The story so far: Redistricting, the process of redrawing electoral boundaries, is conducted across U.S. Congressional and State legislative districts every decade, following the publication of the results of the population census. The principle behind redistricting is to ensure that the election of public officials embodies the ideal of genuine democratic representation, by factoring in changes in the geographic distribution of population. At the present juncture, the 2020 census results came in late, in August 2021, owing to the COVID-19 pandemic. Following this, in several ‘swing states’, or states that could potentially vote for members of either major political party, including Georgia, North Carolina, Ohio and Texas, Republican State legislators have successfully gerrymandered their respective electoral districts to build up “supermajorities” that could potentially overrule the diktats of a Democratic Governor. This process leaves worrying questions on democratic representation unanswered, because in such cases, Democratic Party supporters in these states have virtually no constitutional means to change the leadership of their legislatures, a hallmark of substantive democracy. The gerrymandering issue becomes even more salient given that the U.S. Congress is virtually gridlocked on most major policy issues, leaving vital questions in areas such as reproductive rights, gun control and healthcare reform in the hands of State authorities to implement or not as they choose.
Why should Democrats be worried about gerrymandering?
During the redistricting cycle that kicked off a decade ago, Republicans in battleground states such as Michigan Pennsylvania, and Wisconsin Michigan redrew State legislative district boundaries to favour their party’s candidates. In the wake of that action, since 2011, Republicans have successfully held on to both houses of the State government in all three States for the best part of ten years. That this happened despite Democrats winning other key public posts including the office of Governor, demonstrates the considerable potential of gerrymandering to tip the scales towards one party in the long run. Yet this apparent loophole in democratic politics is not cast in stone, and even in the case of these three States, independent or bipartisan State legislature commissions are now taking up the cause of righting past wrongs and addressing the question of electoral map-making in a non-partisan manner.
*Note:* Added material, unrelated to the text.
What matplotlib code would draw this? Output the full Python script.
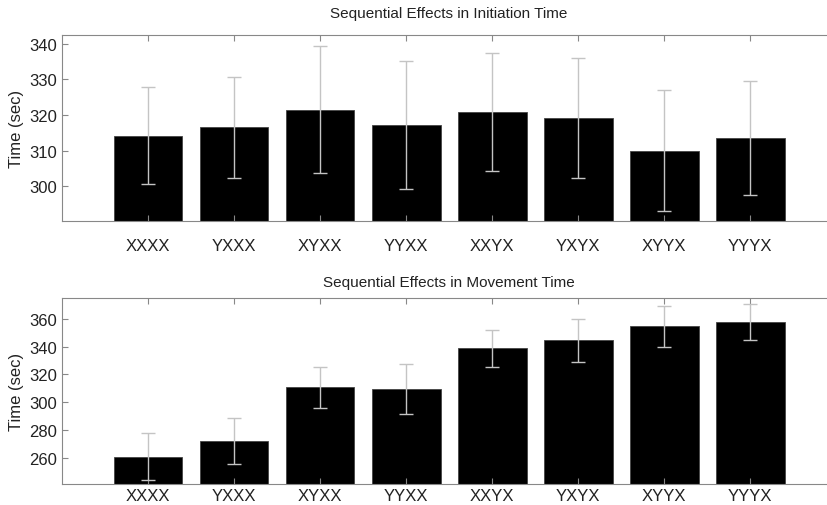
import matplotlib.pyplot as plt
import numpy as np

plt.rcParams['font.family'] = ['Liberation Sans', 'DejaVu Sans']

sequences = ['XXXX', 'YXXX', 'XYXX', 'YYXX', 'XXYX', 'YXYX', 'XYYX', 'YYYX']

# initiation time (sec) and error
init_mean = [314.2, 316.5, 321.5, 317.3, 320.8, 319.1, 310.0, 313.5]
init_err = [13.7, 14.3, 17.8, 18.0, 16.6, 16.8, 17.0, 16.0]

# movement time (sec) and error
move_mean = [261.0, 272.5, 310.6, 309.6, 338.6, 344.4, 354.4, 357.8]
move_err = [17.0, 16.5, 14.5, 17.7, 13.4, 15.3, 15.0, 12.8]


def bar_panel(ax, means, errs, title, ylim, yticks, title_pad, xpad):
    x = np.arange(1, len(sequences) + 1)
    ax.bar(x, means, width=0.8, color='black', edgecolor='#444444', linewidth=0.6)
    ax.errorbar(x, means, yerr=errs, fmt='none', ecolor='#c4c4c4',
                elinewidth=1.0, capsize=5, capthick=1.0)
    ax.set_xlim(0, 9)
    ax.set_ylim(*ylim)
    ax.set_yticks(yticks)
    ax.set_xticks(x)
    ax.set_xticklabels(sequences)
    ax.set_ylabel('Time (sec)', fontsize=12, color='#222222')
    ax.set_title(title, fontsize=11, color='#222222', pad=title_pad)
    ax.tick_params(direction='in', top=True, right=True, length=4,
                   color='#888888', labelsize=12, labelcolor='#222222')
    ax.tick_params(axis='x', pad=xpad)
    for s in ax.spines.values():
        s.set_color('#888888')


fig = plt.figure(figsize=(8.28, 5.06), dpi=100)
ax1 = fig.add_axes([0.0749, 0.5613, 0.935, 0.3676])
ax2 = fig.add_axes([0.0749, 0.0415, 0.935, 0.367])

bar_panel(ax1, init_mean, init_err, 'Sequential Effects in Initiation Time',
          (290.2, 342.5), [300, 310, 320, 330, 340], 13, 12)
bar_panel(ax2, move_mean, move_err, 'Sequential Effects in Movement Time',
          (241.3, 374.6), [260, 280, 300, 320, 340, 360], 9, 3)

fig.savefig('out.png', dpi=100)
An important point to note here is that it is by no means, in the longer arc of U.S. political history, that only the Republican Party is guilty of gerrymandering. Indeed, among the swing states of the 2020 election, one State, Nevada, offered control of the redistricting process to the Democratic Party, and in Nevada, reports suggest that Democrats have nearly finalised an electoral districts map that would “give them supermajorities in both chambers of the Legislature, despite President Biden’s winning just 51% of the State’s vote last year.”
What trends are driving redistricting?
A specific long-term demographic trend is the movement of Democratic supporters into relatively urban areas, and the movement of Republicans to rural areas with far lower population density. With such an ever-more skewed geographic distribution of voters, Republican Party lawmakers have found it convenient to include or exclude cities in a district with a large swathe of rural voters depending on the density of Democratic supporters living there.
In the years prior to the enactment of the Voting Rights Act of 1965, redistricting was also driven by what is known as ‘packing,’ which is the attempt to redraw maps to ensure that a relatively larger proportion of a specific demographic group, such as African American voters, is ‘packed’ into a single or a few districts, blunting their capability to decisively determine an electoral outcome. In the first half of the 20th century and before, Southern States especially controlled the impact of the African American voter through such means. The flip side of packing is ‘cracking,’ which implies lawmakers seeking to break down a bunching together of certain voters who would support their opponents’ party, and spreading them across several districts, thus diluting their vote.
Where does the solution lie?
It is only through bipartisan or independent commissions exercising total control over redistricting that the process will be cleansed of political bias and represent genuine changes in population distribution. Presently, a majority of U.S. States – 39 out of 50 – do not have any such independent bodies.